Wondering if anybody can offer suggestions.
I recently did the timing belt on my 2009 Kia Spectra. And while doing that, I replaced the accessory belts since they had to come off anyway to The timing belt went fine, but since then I’ve had consistent problems with the AC compressor drive belt. First problem was the tensioner pulley fell off the car. Not sure how that happened. I torqued it to spec. Car is a salvage title (“Rebuilt”) and had clearly been hit on that side so maybe it was just faulty. In any case, losing the AC belt took out the belt that drives the water pump and alternator. And since the power steering is driven by a belt off the water pump, that pretty much took out everything.
Replaced the alternator belt while I went out looking for a replacement for the AC belt tensioner and idler pulley.
Found one on Amazon that included the axle and tension adjuster screw. It’s an almost but not quite correct match. The incorrect aspect is that there’s not quite sufficient space between the hex head on the adjuster screw and the flange that serves as the bearing surface to fit into the slot on the mounting bracket on the engine. Some work chucking the screw into a drill and spinning it with a file on the underside of the hex head (not a load-bearing component) took off about 50 mils (one and a quarter mm to you metric folk) and that was enough to let it fit.
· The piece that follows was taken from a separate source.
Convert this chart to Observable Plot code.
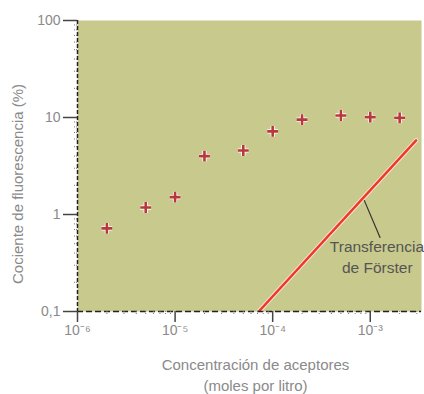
<!DOCTYPE html>
<html>
<head>
<meta charset="utf-8">
<script src="https://cdn.jsdelivr.net/npm/d3@7"></script>
<script src="https://cdn.jsdelivr.net/npm/@observablehq/plot@0.6"></script>
<style>
  html, body { margin: 0; padding: 0; background: #ffffff; }
  #chart { width: 424px; height: 394px; }
  g[aria-label="x-title"] text { letter-spacing: 1px; }
  g[aria-label="y-title"] text { letter-spacing: 0.5px; }
</style>
</head>
<body>
<div id="chart"></div>
<script>
// ---- data ----
const concentration = [2e-6, 5e-6, 1e-5, 2e-5, 5e-5, 1e-4, 2e-4, 5e-4, 1e-3, 2e-3];
const ratio = [0.72, 1.18, 1.51, 4.0, 4.57, 7.2, 9.5, 10.5, 10.1, 9.9];

const forsterX = [7.2e-5, 2.95e-3];
const forsterY = [0.1, 5.8];

const xTicks = [1e-6, 1e-5, 1e-4, 1e-3];
const xTickLabels = ["10⁻⁶", "10⁻⁵", "10⁻⁴", "10⁻³"];
const xMinor = [2e-6, 3e-6, 4e-6, 5e-6, 6e-6, 7e-6, 8e-6, 9e-6,
                2e-5, 3e-5, 4e-5, 5e-5, 6e-5, 7e-5, 8e-5, 9e-5,
                2e-4, 3e-4, 4e-4, 5e-4, 6e-4, 7e-4, 8e-4, 9e-4,
                2e-3, 3e-3];
const yTicks = [0.1, 1, 10, 100];
const yTickLabels = ["0,1", "1", "10", "100"];
const yMinor = [0.2, 0.3, 0.4, 0.5, 0.6, 0.7, 0.8, 0.9,
                2, 3, 4, 5, 6, 7, 8, 9,
                20, 30, 40, 50, 60, 70, 80, 90];

const xTitle = ["Concentración de aceptores", "(moles por litro)"];
const yTitle = "Cociente de fluorescencia (%)";

const noteLines = ["Transferencia", "de Förster"];
const noteX = [1.17e-3, 1.18e-3];
const noteY = [0.46, 0.28];
const leaderX = [8.7e-4, 1.26e-3];
const leaderY = [1.39, 0.58];

// ---- build ----
const forster = forsterX.map((x, i) => ({x, y: forsterY[i]}));
const points = concentration.map((c, i) => ({c, r: ratio[i]}));
const leader = leaderX.map((x, i) => ({x, y: leaderY[i]}));
const notes = noteLines.map((t, i) => ({t, x: noteX[i], y: noteY[i]}));
const xLab = new Map(xTicks.map((t, i) => [t, xTickLabels[i]]));
const yLab = new Map(yTicks.map((t, i) => [t, yTickLabels[i]]));

const grey = "#8a8a8a";
const font = "Liberation Sans, Arial, sans-serif";

const chart = Plot.plot({
  width: 424,
  height: 394,
  marginLeft: 77,
  marginRight: 3,
  marginTop: 20,
  marginBottom: 83,
  style: {fontFamily: font, background: "transparent"},
  x: {type: "log", domain: [1e-6, 3.35e-3]},
  y: {type: "log", domain: [0.1, 100]},
  marks: [
    Plot.frame({fill: "#c8c98c", stroke: "none"}),
    // Förster line
    Plot.line(forster, {x: "x", y: "y", stroke: "#fbe3dc", strokeWidth: 4.5, clip: true}),
    Plot.line(forster, {x: "x", y: "y", stroke: "#ee3a22", strokeWidth: 2.5, clip: true}),
    // leader and note
    Plot.line(leader, {x: "x", y: "y", stroke: "#333", strokeWidth: 1.2}),
    Plot.text(notes, {x: "x", y: "y", text: "t", fill: "#555", fontSize: 15.5, textAnchor: "middle"}),
    // data points
    Plot.dot(points, {x: "c", y: "r", symbol: "plus", r: 3.6, stroke: "#ffffff", strokeWidth: 4.2}),
    Plot.dot(points, {x: "c", y: "r", symbol: "plus", r: 3.6, stroke: "#b8393a", strokeWidth: 2.6}),
    // axis lines
    Plot.ruleX([1e-6], {stroke: "#222", strokeWidth: 1.5, strokeDasharray: "4,2"}),
    Plot.ruleY([0.1], {stroke: "#222", strokeWidth: 1.5, strokeDasharray: "6,3"}),
    // ticks
    Plot.axisX({ticks: xMinor, tickSize: 4, tickFormat: () => "", stroke: "#777", strokeDasharray: "1,1"}),
    Plot.axisX({ticks: xTicks, tickSize: 11, tickPadding: 3, tickFormat: d => xLab.get(d),
                stroke: "#444", strokeWidth: 1.5, fill: grey, fontSize: 14, label: null}),
    Plot.axisY({ticks: yMinor, tickSize: 4, tickFormat: () => "", stroke: "#777", strokeDasharray: "1,1"}),
    Plot.axisY({ticks: yTicks, tickSize: 14, tickPadding: 3, tickFormat: d => yLab.get(d),
                stroke: "#444", strokeWidth: 1.5, fill: grey, fontSize: 14, label: null}),
    // titles
    Plot.text([xTitle.join("\n")], {frameAnchor: "bottom", dy: 62, lineHeight: 1.4, lineAnchor: "middle",
                text: d => d, fill: grey, fontSize: 15, ariaLabel: "x-title", dx: 6}),
    Plot.text([yTitle], {frameAnchor: "left", rotate: -90, dx: -59, dy: 18, textAnchor: "middle",
                text: d => d, fill: grey, fontSize: 15, ariaLabel: "y-title"})
  ]
});
document.getElementById("chart").appendChild(chart);
</script>
</body>
</html>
The problem is that the AC drive belt tends to walk off the pulley–outboard so that it starts to collide with the belt driving the alternator and water pump, taking it out and…suddenly we’ve got our fingers crossed that the battery will last long enough to get home and hauling the steering wheel around by main force because no power steering.
I’ve tried various tension levels in the idler pulley. Doesn’t help. Tried replacing the pulley with one specific to the Kia thinking maybe there’s some subtle difference in dimensions between this one and the “correct” one. Nope. Same problem there.
I’ve been through four AC belts and three power steering belts (currently have the old one on) trying to solve this problem. The only parts I’ve touched in this subsytem are the harmonic balancer (which drives the belt), the tensioner, and the belt itself. The belt driving the water pump and alternator is fine, which suggests the problem is not with the harmonic balancer. That leaves the tensioner or something else just chose this moment to let go.
On the way home from the ice rink today, there was a brief “growling” sound from the front of my car, the steering in my car suddenly got heavy, and then the electrical fault warning light went off. By that combination I knew that I’d lost the alternator belt.
I promptly drove to the nearest auto parts store (wasn’t going to chance trying to get home on just the battery). Bought not one but two alternator belts (one to get home on and one in case I damaged the first on the way. Also a 12 mm combination wrench because of course I didn’t have my tool kit with me. (Need to get a halfway decent tool set to leave in the car.) Replaced the alternator belt in the parking lot of O’Reilly Auto Parts. Old one didn’t break exactly but had walked off the pulleys and basically shredded lengthwise. Part of it, about half the normal width, was still present stuck between the pulleys.
Now normally this would be just further aggravation but, as it happens, this may be the clue I needed to figure out the problem with the AC belt. You see, the AC belt had been walking off its pulley with disturbing regularity. Normally, that would mean something out of alignment but the only component that could be out of alignment that I’d messed with at all was the harmonic balancer (had to take it off as part of the timing belt change). However, the alternator belt, also run off the balancer, hadn’t before this been giving me any trouble so I didn’t think the balancer could be the problem. Now I’m wondering if maybe the extra length and more “open” routing of the alternator and water pump belt might have made it more tolerant of a misalignment. In any case, losing both alternator and AC belt is a strong indicator that the problem lays with the harmonic balancer.
So right now I’m waiting for the engine to cool down before getting under the car and checking. Since the alternator pulley is on the front of the harmonic balancer, I can check it against water pump and alternator with a straight edge. Can’t do that with the AC.